### [EXERCISE MATERIALS]
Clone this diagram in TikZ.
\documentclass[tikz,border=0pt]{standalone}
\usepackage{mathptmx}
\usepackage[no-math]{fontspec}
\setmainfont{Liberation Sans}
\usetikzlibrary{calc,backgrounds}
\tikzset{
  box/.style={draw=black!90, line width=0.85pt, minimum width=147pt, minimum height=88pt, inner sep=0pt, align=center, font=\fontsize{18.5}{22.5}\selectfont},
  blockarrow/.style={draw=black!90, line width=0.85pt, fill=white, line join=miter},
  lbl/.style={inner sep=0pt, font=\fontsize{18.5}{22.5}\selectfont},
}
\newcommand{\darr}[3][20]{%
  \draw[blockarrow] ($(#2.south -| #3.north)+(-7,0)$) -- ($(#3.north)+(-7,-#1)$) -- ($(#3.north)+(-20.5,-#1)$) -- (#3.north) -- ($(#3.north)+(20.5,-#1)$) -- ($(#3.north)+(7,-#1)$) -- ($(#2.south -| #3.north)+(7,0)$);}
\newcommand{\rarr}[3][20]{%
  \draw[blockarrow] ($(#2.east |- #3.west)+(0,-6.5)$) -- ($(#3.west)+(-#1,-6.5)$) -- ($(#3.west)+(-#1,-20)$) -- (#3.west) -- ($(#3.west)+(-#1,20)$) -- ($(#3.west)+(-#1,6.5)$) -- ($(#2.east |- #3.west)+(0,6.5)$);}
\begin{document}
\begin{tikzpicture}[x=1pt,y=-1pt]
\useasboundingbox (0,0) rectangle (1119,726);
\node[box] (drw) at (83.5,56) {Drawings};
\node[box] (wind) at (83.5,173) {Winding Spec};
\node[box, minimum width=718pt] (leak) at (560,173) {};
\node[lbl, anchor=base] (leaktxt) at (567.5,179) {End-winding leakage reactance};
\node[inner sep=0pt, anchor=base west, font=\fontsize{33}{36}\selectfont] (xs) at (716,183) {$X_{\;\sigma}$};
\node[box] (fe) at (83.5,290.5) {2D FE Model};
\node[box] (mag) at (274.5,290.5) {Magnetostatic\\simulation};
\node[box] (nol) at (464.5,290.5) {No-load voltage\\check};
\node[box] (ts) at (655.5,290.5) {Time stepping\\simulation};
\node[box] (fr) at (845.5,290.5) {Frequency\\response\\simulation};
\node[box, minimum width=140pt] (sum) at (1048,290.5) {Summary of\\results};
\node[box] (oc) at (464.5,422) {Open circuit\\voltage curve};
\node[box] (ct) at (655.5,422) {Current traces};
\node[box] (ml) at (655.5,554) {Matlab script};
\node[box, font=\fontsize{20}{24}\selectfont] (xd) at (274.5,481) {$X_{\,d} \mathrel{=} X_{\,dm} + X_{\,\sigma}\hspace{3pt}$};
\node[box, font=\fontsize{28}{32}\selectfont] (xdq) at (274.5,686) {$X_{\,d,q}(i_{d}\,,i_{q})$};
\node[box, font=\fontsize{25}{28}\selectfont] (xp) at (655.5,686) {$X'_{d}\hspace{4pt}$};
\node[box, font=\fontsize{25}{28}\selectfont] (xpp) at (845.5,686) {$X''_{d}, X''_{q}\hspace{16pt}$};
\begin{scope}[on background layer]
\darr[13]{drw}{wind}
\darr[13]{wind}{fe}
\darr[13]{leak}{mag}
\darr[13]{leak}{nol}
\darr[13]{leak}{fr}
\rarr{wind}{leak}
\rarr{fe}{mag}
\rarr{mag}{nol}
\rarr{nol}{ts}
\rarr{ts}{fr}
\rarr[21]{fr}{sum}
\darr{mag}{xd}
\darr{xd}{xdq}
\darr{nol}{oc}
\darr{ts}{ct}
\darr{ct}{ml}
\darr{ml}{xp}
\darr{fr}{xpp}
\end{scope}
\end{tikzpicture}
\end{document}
* * *
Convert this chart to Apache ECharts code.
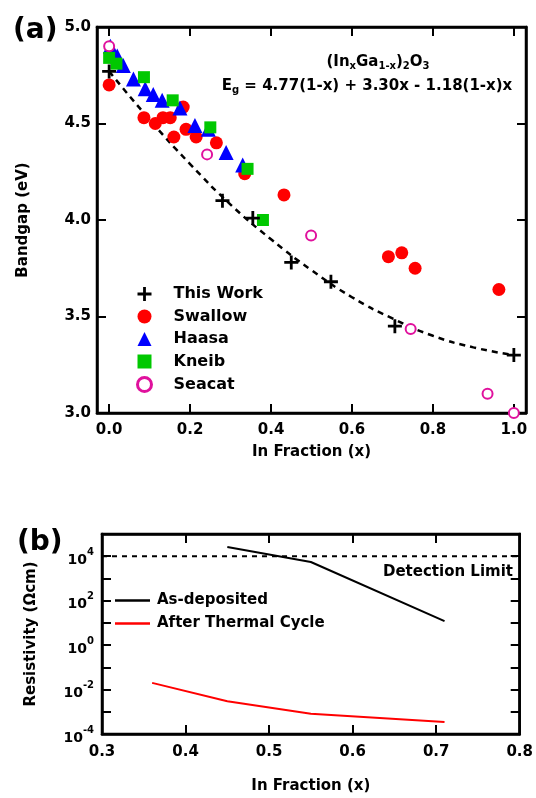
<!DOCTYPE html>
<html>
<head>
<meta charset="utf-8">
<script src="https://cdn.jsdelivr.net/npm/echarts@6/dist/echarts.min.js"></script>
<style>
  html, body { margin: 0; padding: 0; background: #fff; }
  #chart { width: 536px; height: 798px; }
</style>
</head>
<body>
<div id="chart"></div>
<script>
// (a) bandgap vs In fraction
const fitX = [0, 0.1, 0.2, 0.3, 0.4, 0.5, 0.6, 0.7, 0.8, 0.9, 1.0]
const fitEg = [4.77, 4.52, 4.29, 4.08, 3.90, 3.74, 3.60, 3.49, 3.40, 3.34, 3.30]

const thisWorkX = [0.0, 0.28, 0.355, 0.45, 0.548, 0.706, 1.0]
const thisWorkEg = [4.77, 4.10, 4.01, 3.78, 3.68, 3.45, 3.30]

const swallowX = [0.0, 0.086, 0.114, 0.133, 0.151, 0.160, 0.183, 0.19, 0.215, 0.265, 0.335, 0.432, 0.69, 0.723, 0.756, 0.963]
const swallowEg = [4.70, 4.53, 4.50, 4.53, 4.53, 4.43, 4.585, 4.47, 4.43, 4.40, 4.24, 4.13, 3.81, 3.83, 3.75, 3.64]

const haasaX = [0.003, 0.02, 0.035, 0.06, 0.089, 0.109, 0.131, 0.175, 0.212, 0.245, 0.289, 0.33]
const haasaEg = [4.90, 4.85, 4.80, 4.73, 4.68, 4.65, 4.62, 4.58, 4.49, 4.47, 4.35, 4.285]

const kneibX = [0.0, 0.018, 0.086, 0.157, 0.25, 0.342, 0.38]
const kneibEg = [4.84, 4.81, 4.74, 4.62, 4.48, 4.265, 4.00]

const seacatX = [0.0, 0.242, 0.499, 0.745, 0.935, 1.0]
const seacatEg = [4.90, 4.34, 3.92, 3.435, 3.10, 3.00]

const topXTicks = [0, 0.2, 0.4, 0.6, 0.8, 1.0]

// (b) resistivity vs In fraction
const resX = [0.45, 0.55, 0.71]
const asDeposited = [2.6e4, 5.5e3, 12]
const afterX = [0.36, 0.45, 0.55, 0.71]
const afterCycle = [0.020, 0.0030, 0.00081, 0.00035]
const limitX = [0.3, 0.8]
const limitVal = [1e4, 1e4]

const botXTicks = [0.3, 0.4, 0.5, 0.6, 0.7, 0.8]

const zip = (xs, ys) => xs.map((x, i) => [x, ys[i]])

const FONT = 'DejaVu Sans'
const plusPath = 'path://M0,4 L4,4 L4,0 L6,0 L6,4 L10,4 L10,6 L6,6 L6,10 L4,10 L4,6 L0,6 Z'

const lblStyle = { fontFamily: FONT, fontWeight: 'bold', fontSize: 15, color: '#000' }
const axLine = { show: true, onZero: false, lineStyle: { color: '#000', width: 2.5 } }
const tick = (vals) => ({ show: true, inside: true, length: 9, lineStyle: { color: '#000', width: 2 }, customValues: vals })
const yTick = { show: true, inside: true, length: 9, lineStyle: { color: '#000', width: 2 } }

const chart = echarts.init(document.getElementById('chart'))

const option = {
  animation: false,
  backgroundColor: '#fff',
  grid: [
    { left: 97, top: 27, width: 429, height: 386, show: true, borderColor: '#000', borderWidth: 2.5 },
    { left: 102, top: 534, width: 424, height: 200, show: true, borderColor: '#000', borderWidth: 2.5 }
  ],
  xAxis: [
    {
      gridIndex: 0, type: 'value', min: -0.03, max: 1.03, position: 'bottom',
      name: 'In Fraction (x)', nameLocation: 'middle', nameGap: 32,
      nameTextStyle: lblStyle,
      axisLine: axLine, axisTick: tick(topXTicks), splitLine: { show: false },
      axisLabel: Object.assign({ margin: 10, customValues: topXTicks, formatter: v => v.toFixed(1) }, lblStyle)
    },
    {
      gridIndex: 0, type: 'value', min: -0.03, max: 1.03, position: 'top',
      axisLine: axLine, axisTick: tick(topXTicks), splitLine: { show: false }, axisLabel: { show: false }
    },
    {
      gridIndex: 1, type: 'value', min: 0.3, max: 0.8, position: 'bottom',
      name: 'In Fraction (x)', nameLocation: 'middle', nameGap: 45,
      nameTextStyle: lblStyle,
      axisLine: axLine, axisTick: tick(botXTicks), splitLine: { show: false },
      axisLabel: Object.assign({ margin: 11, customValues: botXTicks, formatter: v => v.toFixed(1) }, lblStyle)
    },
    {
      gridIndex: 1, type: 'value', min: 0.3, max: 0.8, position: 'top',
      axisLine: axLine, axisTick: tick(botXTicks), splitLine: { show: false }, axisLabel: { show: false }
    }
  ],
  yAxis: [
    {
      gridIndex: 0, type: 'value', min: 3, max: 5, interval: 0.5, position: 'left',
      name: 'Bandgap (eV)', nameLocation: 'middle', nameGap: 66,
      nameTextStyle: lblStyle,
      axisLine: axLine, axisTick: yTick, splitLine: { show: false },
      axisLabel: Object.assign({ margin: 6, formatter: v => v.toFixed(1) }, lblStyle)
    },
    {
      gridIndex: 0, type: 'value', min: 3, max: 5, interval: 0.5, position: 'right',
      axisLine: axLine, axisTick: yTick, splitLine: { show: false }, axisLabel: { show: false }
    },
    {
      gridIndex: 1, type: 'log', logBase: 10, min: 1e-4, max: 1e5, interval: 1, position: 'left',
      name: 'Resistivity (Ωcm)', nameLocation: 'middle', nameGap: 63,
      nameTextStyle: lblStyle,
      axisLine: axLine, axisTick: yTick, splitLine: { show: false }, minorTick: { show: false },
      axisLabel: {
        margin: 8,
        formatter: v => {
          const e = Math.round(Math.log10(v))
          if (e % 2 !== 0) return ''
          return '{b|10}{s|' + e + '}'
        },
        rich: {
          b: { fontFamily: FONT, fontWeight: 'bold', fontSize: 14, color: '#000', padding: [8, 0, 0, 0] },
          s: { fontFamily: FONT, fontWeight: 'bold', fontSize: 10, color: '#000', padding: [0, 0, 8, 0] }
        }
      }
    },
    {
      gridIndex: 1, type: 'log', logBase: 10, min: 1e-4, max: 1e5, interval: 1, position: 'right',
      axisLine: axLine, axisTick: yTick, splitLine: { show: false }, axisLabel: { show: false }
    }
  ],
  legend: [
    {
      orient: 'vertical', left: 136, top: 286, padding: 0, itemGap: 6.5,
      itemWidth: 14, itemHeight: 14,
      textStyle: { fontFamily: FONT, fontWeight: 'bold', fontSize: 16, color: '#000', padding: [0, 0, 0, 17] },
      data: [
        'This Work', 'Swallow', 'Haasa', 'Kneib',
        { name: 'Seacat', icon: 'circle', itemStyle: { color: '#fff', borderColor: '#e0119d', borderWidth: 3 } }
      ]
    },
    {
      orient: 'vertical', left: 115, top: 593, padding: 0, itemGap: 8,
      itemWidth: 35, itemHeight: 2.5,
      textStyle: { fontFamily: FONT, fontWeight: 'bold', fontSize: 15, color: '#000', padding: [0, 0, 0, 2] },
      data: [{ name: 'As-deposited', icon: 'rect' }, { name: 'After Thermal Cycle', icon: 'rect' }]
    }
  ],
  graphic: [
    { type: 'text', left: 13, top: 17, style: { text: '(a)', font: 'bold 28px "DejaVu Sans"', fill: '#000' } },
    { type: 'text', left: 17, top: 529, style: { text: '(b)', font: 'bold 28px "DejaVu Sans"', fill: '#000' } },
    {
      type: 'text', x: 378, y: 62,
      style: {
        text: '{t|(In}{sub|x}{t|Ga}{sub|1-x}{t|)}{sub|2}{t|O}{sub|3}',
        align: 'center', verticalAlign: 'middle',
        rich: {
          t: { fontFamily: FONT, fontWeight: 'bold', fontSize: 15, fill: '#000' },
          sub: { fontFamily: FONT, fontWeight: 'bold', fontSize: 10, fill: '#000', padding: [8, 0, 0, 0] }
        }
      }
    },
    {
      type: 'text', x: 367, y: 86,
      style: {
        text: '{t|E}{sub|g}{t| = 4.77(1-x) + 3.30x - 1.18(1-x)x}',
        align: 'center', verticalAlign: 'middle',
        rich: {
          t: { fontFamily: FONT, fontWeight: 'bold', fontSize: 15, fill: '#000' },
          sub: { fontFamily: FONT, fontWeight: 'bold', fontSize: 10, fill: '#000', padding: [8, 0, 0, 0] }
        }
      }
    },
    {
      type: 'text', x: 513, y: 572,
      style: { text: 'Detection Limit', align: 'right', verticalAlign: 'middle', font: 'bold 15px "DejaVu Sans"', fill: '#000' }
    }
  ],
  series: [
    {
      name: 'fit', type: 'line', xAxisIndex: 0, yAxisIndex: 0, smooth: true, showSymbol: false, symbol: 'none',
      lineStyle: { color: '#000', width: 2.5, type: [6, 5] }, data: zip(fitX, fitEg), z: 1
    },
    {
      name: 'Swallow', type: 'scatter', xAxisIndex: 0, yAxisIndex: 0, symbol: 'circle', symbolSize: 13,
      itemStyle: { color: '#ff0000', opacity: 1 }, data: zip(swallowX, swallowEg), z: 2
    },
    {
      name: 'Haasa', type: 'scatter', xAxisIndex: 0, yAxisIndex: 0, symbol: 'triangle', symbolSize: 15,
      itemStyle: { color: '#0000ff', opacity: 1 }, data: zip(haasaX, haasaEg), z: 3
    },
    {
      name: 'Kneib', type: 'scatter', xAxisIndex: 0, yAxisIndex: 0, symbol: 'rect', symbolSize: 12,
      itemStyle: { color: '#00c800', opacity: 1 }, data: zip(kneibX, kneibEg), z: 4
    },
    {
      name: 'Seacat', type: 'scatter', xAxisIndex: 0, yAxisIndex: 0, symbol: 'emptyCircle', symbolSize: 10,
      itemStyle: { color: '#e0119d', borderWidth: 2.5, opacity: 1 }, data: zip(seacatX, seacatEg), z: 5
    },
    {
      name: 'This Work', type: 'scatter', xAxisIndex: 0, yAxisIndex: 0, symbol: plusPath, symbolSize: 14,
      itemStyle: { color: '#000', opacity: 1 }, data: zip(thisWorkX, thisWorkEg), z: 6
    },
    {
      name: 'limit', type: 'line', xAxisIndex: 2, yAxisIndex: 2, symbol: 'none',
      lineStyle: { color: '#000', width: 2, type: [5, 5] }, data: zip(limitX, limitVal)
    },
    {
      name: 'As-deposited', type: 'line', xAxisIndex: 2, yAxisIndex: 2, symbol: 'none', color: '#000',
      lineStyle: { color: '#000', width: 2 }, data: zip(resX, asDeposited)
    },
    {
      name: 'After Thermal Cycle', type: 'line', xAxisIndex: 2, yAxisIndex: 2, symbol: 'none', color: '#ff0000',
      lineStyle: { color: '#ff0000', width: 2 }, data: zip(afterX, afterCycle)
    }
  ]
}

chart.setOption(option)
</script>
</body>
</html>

### [WHAT IS BEING ASKED]
Set down nothing but the lines from the one holding "Convert this chart to Apache ECharts code." through the one holding "const plusPath = 'path://M0,4", both included, exactly as they appear; any picture is left out.

### [EXERCISE OUTPUT]
Convert this chart to Apache ECharts code.
<!DOCTYPE html>
<html>
<head>
<meta charset="utf-8">
<script src="https://cdn.jsdelivr.net/npm/echarts@6/dist/echarts.min.js"></script>
<style>
  html, body { margin: 0; padding: 0; background: #fff; }
  #chart { width: 536px; height: 798px; }
</style>
</head>
<body>
<div id="chart"></div>
<script>
// (a) bandgap vs In fraction
const fitX = [0, 0.1, 0.2, 0.3, 0.4, 0.5, 0.6, 0.7, 0.8, 0.9, 1.0]
const fitEg = [4.77, 4.52, 4.29, 4.08, 3.90, 3.74, 3.60, 3.49, 3.40, 3.34, 3.30]

const thisWorkX = [0.0, 0.28, 0.355, 0.45, 0.548, 0.706, 1.0]
const thisWorkEg = [4.77, 4.10, 4.01, 3.78, 3.68, 3.45, 3.30]

const swallowX = [0.0, 0.086, 0.114, 0.133, 0.151, 0.160, 0.183, 0.19, 0.215, 0.265, 0.335, 0.432, 0.69, 0.723, 0.756, 0.963]
const swallowEg = [4.70, 4.53, 4.50, 4.53, 4.53, 4.43, 4.585, 4.47, 4.43, 4.40, 4.24, 4.13, 3.81, 3.83, 3.75, 3.64]

const haasaX = [0.003, 0.02, 0.035, 0.06, 0.089, 0.109, 0.131, 0.175, 0.212, 0.245, 0.289, 0.33]
const haasaEg = [4.90, 4.85, 4.80, 4.73, 4.68, 4.65, 4.62, 4.58, 4.49, 4.47, 4.35, 4.285]

const kneibX = [0.0, 0.018, 0.086, 0.157, 0.25, 0.342, 0.38]
const kneibEg = [4.84, 4.81, 4.74, 4.62, 4.48, 4.265, 4.00]

const seacatX = [0.0, 0.242, 0.499, 0.745, 0.935, 1.0]
const seacatEg = [4.90, 4.34, 3.92, 3.435, 3.10, 3.00]

const topXTicks = [0, 0.2, 0.4, 0.6, 0.8, 1.0]

// (b) resistivity vs In fraction
const resX = [0.45, 0.55, 0.71]
const asDeposited = [2.6e4, 5.5e3, 12]
const afterX = [0.36, 0.45, 0.55, 0.71]
const afterCycle = [0.020, 0.0030, 0.00081, 0.00035]
const limitX = [0.3, 0.8]
const limitVal = [1e4, 1e4]

const botXTicks = [0.3, 0.4, 0.5, 0.6, 0.7, 0.8]

const zip = (xs, ys) => xs.map((x, i) => [x, ys[i]])

const FONT = 'DejaVu Sans'
const plusPath = 'path://M0,4 L4,4 L4,0 L6,0 L6,4 L10,4 L10,6 L6,6 L6,10 L4,10 L4,6 L0,6 Z'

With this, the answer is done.